Chronique : Ngor, côté pile

Sous le regard de notre chroniqueuse, Ngor, quartier dakarois, illustre les contradictions emblématiques d’une capitale africaine du 21e siècle. 

Ngor, quartier résidentiel du nouveau Dakar. Ngor où les banques poussent aux côtés des restaurants chics. Quiconque descend au rond-point de Ngor, peut observer le Sénégal urbain des années 2020.

Le trottoir abrite les mères avec enfants, assises par terre, les stagiaires nouvellement recrutés, en costards froissés par les clandos, et regarde les 4×4 aux vitres teintées, anonymes et écrasantes. 

Elles écrasent tout sur leur passage, ces 4×4 rutilantes, qu’une vie de salaire ne pourrait pas payer : les livreurs sur leurs petites « Jakartas », les mamans qui descendent du Tata… elles écrasent même les rêves des honnêtes gens, qui pensaient qu’en travaillant bien à l’école, ils pourraient réussir à faire de l’argent. 

Ngor, ou les  carrapides et les Ndiaga Ndiaye déversent chaque jour leur marée d’ouvriers venus construire les nouvelles villas des « gouvernementeurs », sur les terrains sacrifiés de l’immense aéroport. 

Ngor où les écoles internationales colonisent les esprits de leurs élèves, leur dictant les normes occidentales et les exhortant à regarder leur patrie comme « le tiers monde », avec un petit air condescendant. Si ces élèves savaient la ferveur et le bonheur qui existent dans les établissements publics sénégalais : l’engagement citoyen, les gouvernements scolaires, les jardins partagés, les matchs de baskets, les journées de setal settal… 

Ngor, Sénégal moderne, où les inégalités sociales cohabitent sous l’œil avisé des talibés et des baye fall, qui ont bien compris, à force de regarder leur rue, quel théâtre social se jouait là, dans ces beaux quartiers.

Le soir, dans les chantiers inachevés, dans des pièces sans fenêtres, à la merci du vent de février,  les ouvriers nigériens, maliens, guinéens, ou gambiens écoutent du cabo, qui résonne loin dans ces pièces vides.
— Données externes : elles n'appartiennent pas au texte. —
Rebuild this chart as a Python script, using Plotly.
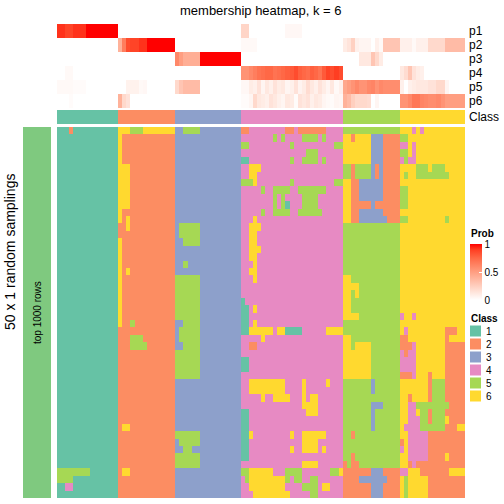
import plotly.graph_objects as go

# ---------------- data ----------------
CLASS_LABELS = ["1", "2", "3", "4", "5", "6"]
CLASS_COLORS = ["#66C2A5", "#FC8D62", "#8DA0CB", "#E78AC3", "#A6D854", "#FFD92F"]
PROB_ROWS = ["p1", "p2", "p3", "p4", "p5", "p6"]

# class of each of the 100 samples (columns), in display order
COLUMN_CLASS = ("111111111111111 22222222222222 3333333333333333 "
                "4444444444444444444444444 55555555555555 6666666666666666")

# membership probabilities per sample
P1 = [.92, .92, .88, .88, .92, .92, .92, 1, 1, 1, 1, 1, 1, 1, 1,
      0, 0, 0, 0, 0, 0, 0, 0, 0, 0, 0, 0, 0, 0,
      0, 0, 0, 0, 0, 0, 0, 0, 0, 0, 0, 0, 0, 0, 0, 0,
      .22, .22, 0, 0, 0, 0, 0, 0, 0, 0, 0, .04, .04, .04, .04, 0, 0, 0, 0, 0, 0, 0, 0, 0, 0,
      0, 0, 0, 0, 0, 0, 0, 0, 0, 0, 0, 0, 0, 0,
      0, 0, 0, 0, 0, 0, 0, 0, 0, 0, 0, 0, 0, 0, 0, 0]
P2 = [0, 0, 0, 0, 0, 0, 0, 0, 0, 0, 0, 0, 0, 0, 0,
      .4, .65, .85, .88, .88, .92, .92, 1, 1, 1, 1, 1, 1, 1,
      0, 0, 0, 0, 0, 0, 0, 0, 0, 0, 0, 0, 0, 0, 0, 0,
      .03, .03, .03, .03, 0, 0, 0, 0, 0, 0, 0, 0, 0, 0, 0, 0, 0, 0, 0, 0, 0, 0, 0, 0, 0,
      .1, .14, .24, .08, .05, .05, .05, 0, .08, .03, .3, .3, .3, .3,
      .08, .08, .08, .03, .08, .08, .08, .2, .2, .2, .2, .35, .35, .35, .35, .35]
P3 = [0, 0, 0, 0, 0, 0, 0, 0, 0, 0, 0, 0, 0, 0, 0,
      0, 0, 0, 0, 0, 0, 0, 0, 0, 0, 0, 0, 0, 0,
      .6, .5, .42, .42, .42, .42, 1, 1, 1, 1, 1, 1, 1, 1, 1, 1,
      0, 0, 0, 0, 0, 0, 0, 0, 0, 0, 0, 0, 0, 0, 0, 0, 0, 0, 0, 0, 0, 0, 0, 0, 0,
      0, 0, 0, 0, .12, .12, .12, .3, .2, .1, 0, 0, 0, 0,
      0, 0, 0, 0, 0, 0, 0, 0, 0, 0, 0, 0, 0, 0, 0, 0]
P4 = [0, 0, .03, .03, 0, 0, 0, 0, 0, 0, 0, 0, 0, 0, 0,
      0, 0, 0, 0, 0, 0, 0, 0, 0, 0, 0, 0, 0, 0,
      0, 0, 0, 0, 0, 0, 0, 0, 0, 0, 0, 0, 0, 0, 0, 0,
      .55, .55, .6, .65, .7, .72, .75, .75, .7, .72, .75, .78, .8, .85, .78, .75, .72, .78, .75, .7,
      .8, .88, .85, .9, .85,
      0, 0, 0, 0, 0, 0, 0, 0, 0, 0, 0, 0, 0, 0,
      .12, .18, .3, .15, .1, .08, 0, 0, 0, 0, 0, 0, 0, 0, 0, 0]
P5 = [.03, .03, .03, .03, .02, .02, .02, 0, 0, 0, 0, 0, 0, 0, 0,
      0, 0, .07, .07, .07, .03, .04, 0, 0, 0, 0, 0, 0, 0,
      .2, .3, .35, .35, .35, .35, 0, 0, 0, 0, 0, 0, 0, 0, 0, 0,
      .04, .04, .1, .08, .15, .05, .12, .08, .15, .1, .12, .05, .08, .15, .06, .1, .18, .12, .08, .15,
      .1, .05, .12, .03, .08,
      .45, .5, .55, .6, .55, .55, .6, .62, .55, .6, .58, .58, .58, .58,
      .08, 0, .08, .1, .12, .12, .12, .15, .15, .2, .2, .05, 0, 0, 0, 0]
P6 = [0, 0, 0, .02, 0, 0, 0, 0, 0, 0, 0, 0, 0, 0, 0,
      .4, .2, .15, 0, 0, 0, 0, 0, 0, 0, 0, 0, 0, 0,
      0, 0, 0, 0, 0, 0, 0, 0, 0, 0, 0, 0, 0, 0, 0, 0,
      .02, .02, .05, .2, .12, .1, .08, .15, .12, .08, .05, .12, .1, .02, .15, .12, .15, .08, .12, .1,
      .05, .03, .02, .05, .04,
      .4, .35, .25, .2, .2, .2, .18, 0, .05, 0, 0, 0, 0, 0,
      .55, .55, .6, .68, .68, .62, .6, .58, .58, .6, .55, .5, .5, .5, .5, .5]

# predicted class of every sample (columns) in each of the 50 random samplings (rows)
SAMPLING_CLASSES = [
    "111211111111111 66655566666666 3355553333333333 2244444444422422222224444 55555555555555 6664646666666666",
    "111111111111111 62222222222222 3333333333333333 4444444454544445555454444 66266663332222 5566666666666666",
    "111111111111111 62222222222222 3333333333333333 5544444444445444444444455 66666663332222 4464666666666666",
    "111111111111111 62222222222222 3333333333333333 4444444444444444555444444 66666663332222 5564666666666666",
    "111111111111111 62222222222222 3333333333333333 1144444444445445555454444 66666663332222 4544666666666666",
    "111111111111111 66622222222222 3333333333333333 4466644444444444444444444 55255553232222 6666555655566666",
    "111111111111111 66622222222222 3333333333333333 4466444444444444444444444 55255553232222 6566555555556666",
    "111111111111111 66622222222222 3333333333333333 5556444444445444444444455 66223333332222 6666666666666666",
    "111111111111111 66622222222222 3333333333333333 4444454455554455555554444 66223333332222 5566666666666666",
    "111111111111111 66622222222222 3333333333333333 4444444454544445555444444 66223333332222 5566666666666666",
    "111111111111111 66622222222222 3333333333333333 4444444454514445555444444 66222223222222 5566666666666666",
    "111111111111111 62222222222222 3333333333333333 4444454455554455555544444 66223333332222 6666666666666666",
    "111111111111111 62622222222222 3333333333333333 4446444444444444444444444 66223333333222 5566666666656666",
    "111111111111111 22622222222222 3555553333333333 4466644444444444444444444 55555555555555 6666666666666666",
    "111111111111111 22222222222222 3555553333333333 4466444444444444444444444 55555555555555 6666666666666666",
    "111111111111111 62222222222222 3355553333333333 4466444444444444444444444 55555555555555 6666666666666666",
    "111111111111111 62222222222222 3333333333333333 4466644444444444444444444 55555555555555 6666666666666666",
    "111111111111111 62222222222222 3333333333333333 4466444444444444444444444 55555555555555 6666666666666666",
    "111111111111111 62222222222222 3353333333333333 4446444444444444444444444 55555555555555 6666666666666666",
    "111111111111111 62622222222222 3333333333333333 4466444444444444444444444 55555555555555 6666666666666666",
    "111111111111111 62222222222222 5555553333333333 4446444444444444444444444 66555555555555 6666666666666666",
    "111111111111111 62222222222222 5555553333333333 4444444444444444444444444 66665555555555 6666666666666666",
    "111111111111111 62222222222222 5555553333333333 4444444444444444444444444 66565555555555 6666666666666666",
    "111111111111111 62222222222222 5555553333333333 1444444444444444444444444 66555555555555 6666666666666666",
    "111111111111111 62222222222222 5555553333333333 1146444444444444444444444 66555555555555 6666666666666666",
    "111111111111111 62222222222222 5555553333333333 1144444444444444444444444 66665555555555 4664666666666666",
    "111111111111111 62252222222222 3355553333333333 1146444444444444444444444 55555555555555 6666666666666666",
    "111111111111111 22222222222222 3555553333333333 1166666646611114444446666 55555555555555 6466666666622266",
    "111111111111111 22255522222222 3555553333333333 4444464444444444444444444 66555555555555 2266666666626666",
    "111111111111111 22255552222222 3355553333333333 4422444444444444444444444 66566665555555 2224666666622222",
    "111111111111111 22222222222222 5555553333333333 4444444444444444444444444 66666665555555 4244666666622222",
    "111111111111111 22222222222222 5555553333333333 1144444444444444444444444 66666665555555 4444666666622222",
    "111111111111111 22222222222222 5555553333333333 1144444444444444444444444 66666665555555 4444666666622222",
    "111111111111111 22222222222222 5555553333333333 4444444444444444444444444 66666665555555 2224666266622222",
    "111111111111111 22222222222222 3333333333333333 4466666666644446444446444 55555553555555 6666666255522222",
    "111111111111111 22222222222222 3333333333333333 4466666666644446444444444 55555553555555 6666666255522222",
    "111111111111111 22222222222222 3333333333333333 4444464466664446466444444 55555555555555 6626666255522222",
    "111111111111111 22222222222222 3333333333333333 4444444444444446666444444 55555553335555 6644555555552222",
    "111111111111111 22222222222222 3333333333333333 1144444444444444666444444 55555553555555 6644655255522222",
    "111111111111111 22222222222222 3333333333333333 1144444444444444444444444 55555553555555 6644455255562222",
    "111111111111111 26622222222222 3333333333333333 1144444444444444444444444 55555553555555 6444455555522266",
    "111111111111111 22222222222222 5555553333333333 1164444444446446666664444 55255555555555 6644444222222222",
    "111111111111111 22222222222222 3555553333333333 1144444444444446666444444 55555555555555 2644444222222222",
    "111111111111111 22222222222222 3355333333333333 1144444444446446666464444 55555555555555 4644444222222222",
    "111111111111111 22222222222222 5555553333333333 1144444444444444444444444 55255555555555 6644444222262222",
    "111111111111111 22222222222222 5555553333333333 4444444444444446666444444 25225555555555 6624222222222222",
    "555555551111111 26622222222222 3333333333333333 5566666644455554444444556 22222223332222 4466622222226666",
    "555511111111111 22222222222222 3333333333333333 4566666666654554455444444 22223333333222 6566666222222222",
    "114411111111111 22222222222222 3333333333333333 4466666666644445555466444 22222223332222 6566666222222222",
    "111111111111111 22222222222222 3333333333333333 4446666666664444455444444 22222223332222 6566666222222222",
]

ROW_GROUP = "top 1000 rows"
ROW_TITLE = "50 x 1 random samplings"
TITLE = "membership heatmap, k = 6"

# ---------------- build ----------------
def parse(s):
    return [int(ch) for ch in s.replace(" ", "")]

col_class = parse(COLUMN_CLASS)
main_z = [parse(r) for r in SAMPLING_CLASSES]
n_cols = len(col_class)
for r in main_z:
    assert len(r) == n_cols, len(r)
for p in (P1, P2, P3, P4, P5, P6):
    assert len(p) == n_cols, len(p)

samples = [f"s{i + 1}" for i in range(n_cols)]
sampling_ids = [f"r{i + 1}" for i in range(len(main_z))]

W = H = 504
FONT = "Liberation Sans, Arial, Helvetica, sans-serif"


def fx(x):
    return x / W


def fy(y):
    return 1 - y / H


# discrete colorscale for classes 1..6
n = len(CLASS_COLORS)
class_scale = []
for i, c in enumerate(CLASS_COLORS):
    class_scale.append([i / n, c])
    class_scale.append([(i + 1) / n, c])

prob_scale = [[0, "#FFFFFF"], [0.25, "rgb(255,207,191)"], [0.5, "rgb(255,158,129)"],
              [0.75, "rgb(255,104,70)"], [0.9, "rgb(255,62,34)"], [1, "#FF0000"]]

fig = go.Figure()

fig.add_trace(go.Heatmap(
    z=[P1, P2, P3, P4, P5, P6], x=samples, y=PROB_ROWS,
    colorscale=prob_scale, zmin=0, zmax=1, xaxis="x", yaxis="y",
    colorbar=dict(x=fx(470), xanchor="left", xpad=0, y=fy(244), yanchor="top", ypad=0,
                  len=56, lenmode="pixels", thickness=12, thicknessmode="pixels",
                  outlinewidth=0, tickvals=[0, 0.5, 1], ticktext=["0", "0.5", "1"],
                  ticks="inside", ticklen=3, tickcolor="white",
                  tickfont=dict(family=FONT, size=10, color="black")),
    hoverinfo="skip"))

fig.add_trace(go.Heatmap(
    z=[col_class], x=samples, y=["Class"], colorscale=class_scale, zmin=0.5, zmax=n + 0.5,
    showscale=False, xaxis="x", yaxis="y2", hoverinfo="skip"))

fig.add_trace(go.Heatmap(
    z=main_z, x=samples, y=sampling_ids, colorscale=class_scale, zmin=0.5, zmax=n + 0.5,
    showscale=False, xaxis="x", yaxis="y3", hoverinfo="skip"))

fig.add_trace(go.Heatmap(
    z=[[1] for _ in main_z], x=[ROW_GROUP], y=sampling_ids,
    colorscale=[[0, "#7FC97F"], [1, "#7FC97F"]], showscale=False,
    xaxis="x2", yaxis="y3", hoverinfo="skip"))

hidden = dict(visible=False, showgrid=False, zeroline=False)
fig.update_layout(
    width=W, height=H, margin=dict(l=0, r=0, t=0, b=0),
    paper_bgcolor="white", plot_bgcolor="white", showlegend=False,
    font=dict(family=FONT, color="black"),
    xaxis=dict(domain=[fx(57), fx(465)], anchor="y3", **hidden),
    xaxis2=dict(domain=[fx(23), fx(51)], anchor="y3", **hidden),
    yaxis=dict(domain=[fy(108), fy(24)], anchor="x", autorange="reversed", **hidden),
    yaxis2=dict(domain=[fy(124), fy(110)], anchor="x", **hidden),
    yaxis3=dict(domain=[fy(498), fy(127)], anchor="x", autorange="reversed", **hidden),
)

ann = []
ann.append(dict(text=TITLE, x=fx(261), y=fy(10), xref="paper", yref="paper",
                showarrow=False, font=dict(size=13), xanchor="center", yanchor="middle"))
row_centers = [31, 45, 59, 73, 87, 101]
for lab, yc in zip(PROB_ROWS, row_centers):
    ann.append(dict(text=lab, x=fx(467), y=fy(yc), xref="paper", yref="paper",
                    showarrow=False, font=dict(size=12), xanchor="left", yanchor="middle"))
ann.append(dict(text="Class", x=fx(467), y=fy(117), xref="paper", yref="paper",
                showarrow=False, font=dict(size=12), xanchor="left", yanchor="middle"))
ann.append(dict(text=ROW_GROUP, x=fx(37), y=fy(313), xref="paper", yref="paper", textangle=-90,
                showarrow=False, font=dict(size=10), xanchor="center", yanchor="middle"))
ann.append(dict(text=ROW_TITLE, x=fx(10), y=fy(252), xref="paper", yref="paper", textangle=-90,
                showarrow=False, font=dict(size=14), xanchor="center", yanchor="middle"))
# legends
ann.append(dict(text="<b>Prob</b>", x=fx(469), y=fy(233), xref="paper", yref="paper",
                showarrow=False, font=dict(size=10), xanchor="left", yanchor="middle"))
ann.append(dict(text="<b>Class</b>", x=fx(469), y=fy(318), xref="paper", yref="paper",
                showarrow=False, font=dict(size=10), xanchor="left", yanchor="middle"))
shapes = []
for i, (lab, col) in enumerate(zip(CLASS_LABELS, CLASS_COLORS)):
    yc = 331 + 13 * i
    shapes.append(dict(type="rect", xref="paper", yref="paper", x0=fx(470), x1=fx(481),
                       y0=fy(yc - 5.5), y1=fy(yc + 5.5), fillcolor=col, line=dict(width=0)))
    ann.append(dict(text=lab, x=fx(484), y=fy(yc), xref="paper", yref="paper",
                    showarrow=False, font=dict(size=10), xanchor="left", yanchor="middle"))
fig.update_layout(annotations=ann, shapes=shapes)

fig.write_html("out.html", config={"displayModeBar": False, "staticPlot": True},
               post_script="document.body.style.margin='0';document.body.style.overflow='hidden';")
Ils se reposent enfin, après 8 heures de maçonnerie, payées 4000 FCFA. Juste à côté d’eux, les nounous s’affairent dans les maisons des « nouveaux boss », qui eux-mêmes rajustent leur costumes pour sortir sur le dernier roof top à la mode, où ils vont dépenser 40 000 FCFA en une soirée, afin de séduire une jolie fille.

Ngor, tableau réaliste du Sénégal 2023, quartier dakarois vendu aux promoteurs immobiliers et aux politiciens.  Une fois les maisons construites, on renverra les ouvriers chez eux, et cet épisode de mixité sociale et de cohabitation forcée sera oublié. On oubliera la sueur, les paies du vendredi soir, les carrapides venant de Guediawaye, bondés dès 6 heures du matin, la force, la vigueur, les espoirs d’une jeunesse travailleuse et prolétaire. On ne retiendra que le Ngor des 4×4 et des boîtes de nuit, on vantera le dernier restaurant, le dernier brunch, le dernier afterwork…

C’est là le destin des beaux quartiers. Ils portent la sueur et le sang des braves mais ne brillent que des clartés éphémères des puissants.